AVAILABLE DATA:
(begin)
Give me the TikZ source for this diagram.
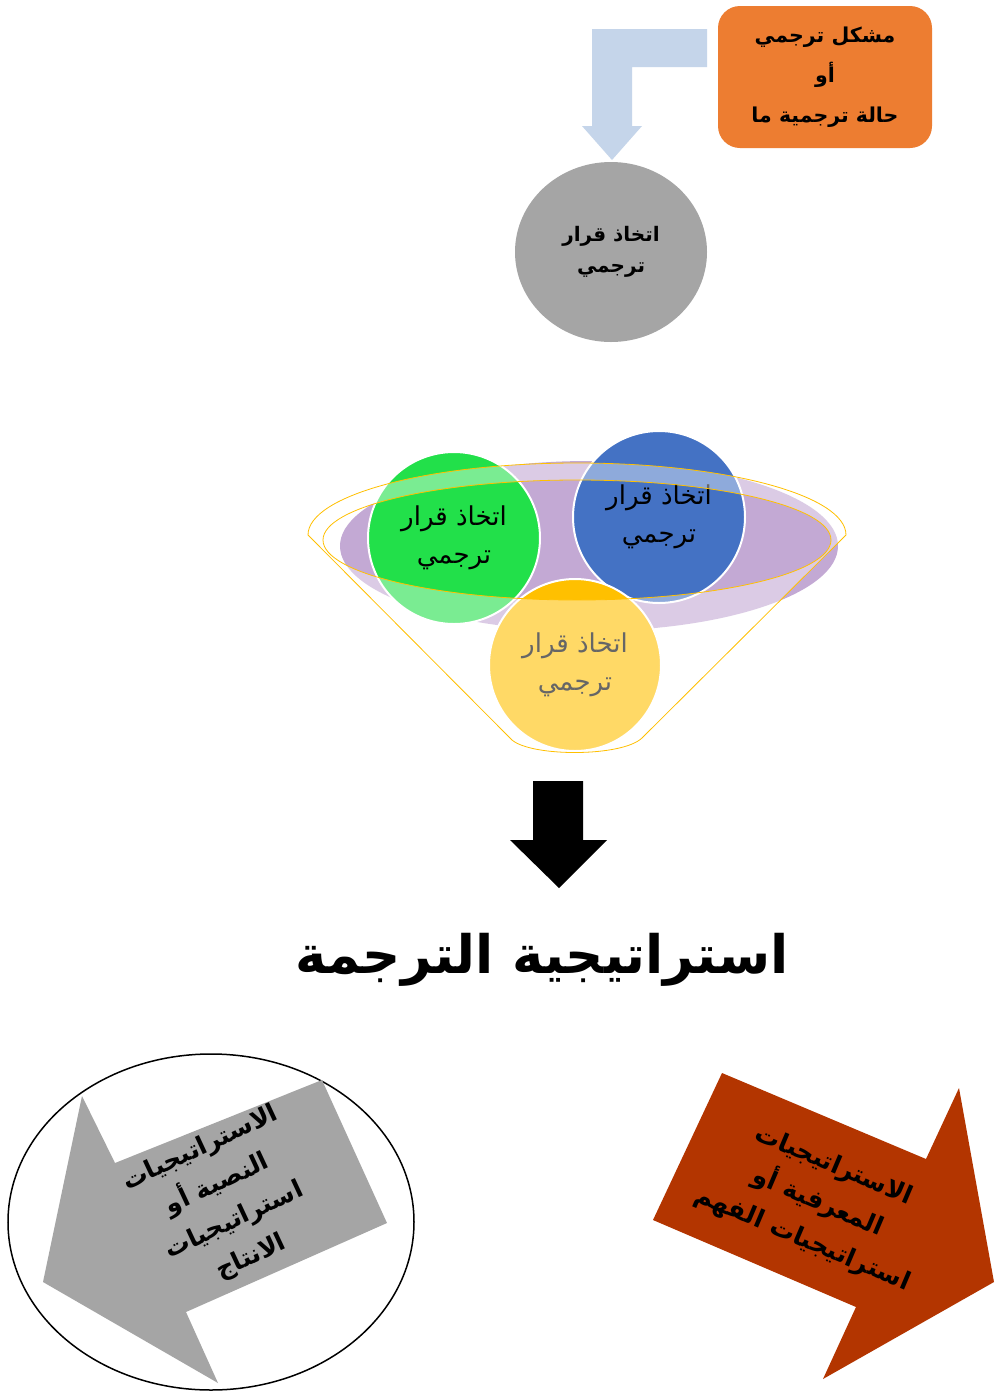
\documentclass[tikz,border=0pt]{standalone}
\usepackage{fontspec}
\newfontfamily\arabicfont[Script=Arabic]{DejaVu Sans}
\TeXXeTstate=1
\usetikzlibrary{shapes.geometric}
\definecolor{orangeC}{HTML}{ED7D31}
\definecolor{lightblueC}{HTML}{C5D5EA}
\definecolor{grayC}{HTML}{A5A5A5}
\definecolor{greenC}{HTML}{22E04A}
\definecolor{blueC}{HTML}{4472C4}
\definecolor{purpleC}{HTML}{C3A9D4}
\definecolor{yellowC}{HTML}{FFC000}
\definecolor{redC}{HTML}{B33500}
\tikzset{
  bubble/.style={circle, draw=white, line width=2pt, minimum size=172pt, inner sep=0pt, align=center,
    font=\arabicfont\fontsize{26}{38}\selectfont},
  funnelline/.style={draw=yellowC, line width=0.8pt},
  bigarrowtext/.style={align=center, inner sep=0pt, font=\arabicfont\bfseries\fontsize{25}{40}\selectfont}
}
\begin{document}
\begin{tikzpicture}[x=1pt,y=-1pt]
\useasboundingbox (0,0) rectangle (994,1393);
\fill[white] (0,0) rectangle (994,1393);

% problem box
\node[rectangle, rounded corners=22pt, fill=orangeC, minimum width=214pt, minimum height=142pt,
  align=center, inner sep=0pt, font=\arabicfont\bfseries\fontsize{20.5}{40}\selectfont] (prob) at (825,77)
  {\beginR مشكل ترجمي\endR\\\beginR أو\endR\\\beginR حالة ترجمية ما\endR};

% bent arrow
\fill[lightblueC] (707,29) -- (592,29) -- (592,126) -- (582,126) -- (612,160) -- (642,126)
  -- (632,126) -- (632,67) -- (707,67) -- cycle;

% decision ellipse
\node[ellipse, fill=grayC, minimum width=192pt, minimum height=180pt, inner sep=0pt, align=center,
  font=\arabicfont\bfseries\fontsize{20}{31}\selectfont] (dec) at (611,252)
  {\beginR اتخاذ قرار\endR\\\beginR ترجمي\endR};

% funnel
\fill[purpleC] (589,546) ellipse [x radius=249pt, y radius=85pt];
\node[bubble, fill=greenC] (g) at (454,538) {\beginR اتخاذ قرار\endR\\\beginR ترجمي\endR};
\node[bubble, fill=blueC] (b) at (659,517) {\beginR اتخاذ قرار\endR\\\beginR ترجمي\endR};
\node[bubble, fill=yellowC] (y) at (575,665) {\beginR اتخاذ قرار\endR\\\beginR ترجمي\endR};
\fill[white, fill opacity=0.4, even odd rule]
  (308,535) arc[start angle=180, end angle=0, x radius=269pt, y radius=72pt]
  -- (642,738) .. controls (622,757) and (532,757) .. (512,740) -- cycle
  (577,540) ellipse [x radius=254pt, y radius=60pt];
\draw[funnelline]
  (308,535) arc[start angle=180, end angle=0, x radius=269pt, y radius=72pt]
  -- (642,738) .. controls (622,757) and (532,757) .. (512,740) -- cycle;
\draw[funnelline] (577,540) ellipse [x radius=254pt, y radius=60pt];

% black down arrow
\fill[black] (533,781) -- (583,781) -- (583,840) -- (607,840) -- (559,888) -- (510,840) -- (533,840) -- cycle;

% title
\node[font=\arabicfont\bfseries\fontsize{53}{60}\selectfont] (title) at (542,960)
  {\beginR استراتيجية الترجمة\endR};

% left: circled gray arrow
\draw[black, line width=1.5pt] (211,1222) ellipse [x radius=203pt, y radius=168pt];
\fill[grayC] (322,1080) -- (387,1223) -- (186,1312) -- (218,1383) -- (43,1282) -- (82,1096) -- (115,1163) -- cycle;
\node[bigarrowtext, rotate=25] (lt) at (226,1203)
  {\beginR الاستراتيجيات\endR\\\beginR النصية أو\endR\\\beginR استراتيجيات\endR\\\beginR الانتاج\endR};

% right: red arrow
\fill[redC] (722,1073) -- (926,1159) -- (959,1088) -- (994,1282) -- (823,1379) -- (856,1307) -- (653,1220) -- cycle;
\node[bigarrowtext, rotate=-23] (rt) at (818,1203)
  {\beginR الاستراتيجيات\endR\\\beginR المعرفية أو\endR\\\beginR استراتيجيات الفهم\endR};
\end{tikzpicture}
\end{document}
(end)
GIVEN TASK: Reproduce the whole listing exactly, but not the images in it.

TASK RESPONSE:
Give me the TikZ source for this diagram.
\documentclass[tikz,border=0pt]{standalone}
\usepackage{fontspec}
\newfontfamily\arabicfont[Script=Arabic]{DejaVu Sans}
\TeXXeTstate=1
\usetikzlibrary{shapes.geometric}
\definecolor{orangeC}{HTML}{ED7D31}
\definecolor{lightblueC}{HTML}{C5D5EA}
\definecolor{grayC}{HTML}{A5A5A5}
\definecolor{greenC}{HTML}{22E04A}
\definecolor{blueC}{HTML}{4472C4}
\definecolor{purpleC}{HTML}{C3A9D4}
\definecolor{yellowC}{HTML}{FFC000}
\definecolor{redC}{HTML}{B33500}
\tikzset{
  bubble/.style={circle, draw=white, line width=2pt, minimum size=172pt, inner sep=0pt, align=center,
    font=\arabicfont\fontsize{26}{38}\selectfont},
  funnelline/.style={draw=yellowC, line width=0.8pt},
  bigarrowtext/.style={align=center, inner sep=0pt, font=\arabicfont\bfseries\fontsize{25}{40}\selectfont}
}
\begin{document}
\begin{tikzpicture}[x=1pt,y=-1pt]
\useasboundingbox (0,0) rectangle (994,1393);
\fill[white] (0,0) rectangle (994,1393);

% problem box
\node[rectangle, rounded corners=22pt, fill=orangeC, minimum width=214pt, minimum height=142pt,
  align=center, inner sep=0pt, font=\arabicfont\bfseries\fontsize{20.5}{40}\selectfont] (prob) at (825,77)
  {\beginR مشكل ترجمي\endR\\\beginR أو\endR\\\beginR حالة ترجمية ما\endR};

% bent arrow
\fill[lightblueC] (707,29) -- (592,29) -- (592,126) -- (582,126) -- (612,160) -- (642,126)
  -- (632,126) -- (632,67) -- (707,67) -- cycle;

% decision ellipse
\node[ellipse, fill=grayC, minimum width=192pt, minimum height=180pt, inner sep=0pt, align=center,
  font=\arabicfont\bfseries\fontsize{20}{31}\selectfont] (dec) at (611,252)
  {\beginR اتخاذ قرار\endR\\\beginR ترجمي\endR};

% funnel
\fill[purpleC] (589,546) ellipse [x radius=249pt, y radius=85pt];
\node[bubble, fill=greenC] (g) at (454,538) {\beginR اتخاذ قرار\endR\\\beginR ترجمي\endR};
\node[bubble, fill=blueC] (b) at (659,517) {\beginR اتخاذ قرار\endR\\\beginR ترجمي\endR};
\node[bubble, fill=yellowC] (y) at (575,665) {\beginR اتخاذ قرار\endR\\\beginR ترجمي\endR};
\fill[white, fill opacity=0.4, even odd rule]
  (308,535) arc[start angle=180, end angle=0, x radius=269pt, y radius=72pt]
  -- (642,738) .. controls (622,757) and (532,757) .. (512,740) -- cycle
  (577,540) ellipse [x radius=254pt, y radius=60pt];
\draw[funnelline]
  (308,535) arc[start angle=180, end angle=0, x radius=269pt, y radius=72pt]
  -- (642,738) .. controls (622,757) and (532,757) .. (512,740) -- cycle;
\draw[funnelline] (577,540) ellipse [x radius=254pt, y radius=60pt];

% black down arrow
\fill[black] (533,781) -- (583,781) -- (583,840) -- (607,840) -- (559,888) -- (510,840) -- (533,840) -- cycle;

% title
\node[font=\arabicfont\bfseries\fontsize{53}{60}\selectfont] (title) at (542,960)
  {\beginR استراتيجية الترجمة\endR};

% left: circled gray arrow
\draw[black, line width=1.5pt] (211,1222) ellipse [x radius=203pt, y radius=168pt];
\fill[grayC] (322,1080) -- (387,1223) -- (186,1312) -- (218,1383) -- (43,1282) -- (82,1096) -- (115,1163) -- cycle;
\node[bigarrowtext, rotate=25] (lt) at (226,1203)
  {\beginR الاستراتيجيات\endR\\\beginR النصية أو\endR\\\beginR استراتيجيات\endR\\\beginR الانتاج\endR};

% right: red arrow
\fill[redC] (722,1073) -- (926,1159) -- (959,1088) -- (994,1282) -- (823,1379) -- (856,1307) -- (653,1220) -- cycle;
\node[bigarrowtext, rotate=-23] (rt) at (818,1203)
  {\beginR الاستراتيجيات\endR\\\beginR المعرفية أو\endR\\\beginR استراتيجيات الفهم\endR};
\end{tikzpicture}
\end{document}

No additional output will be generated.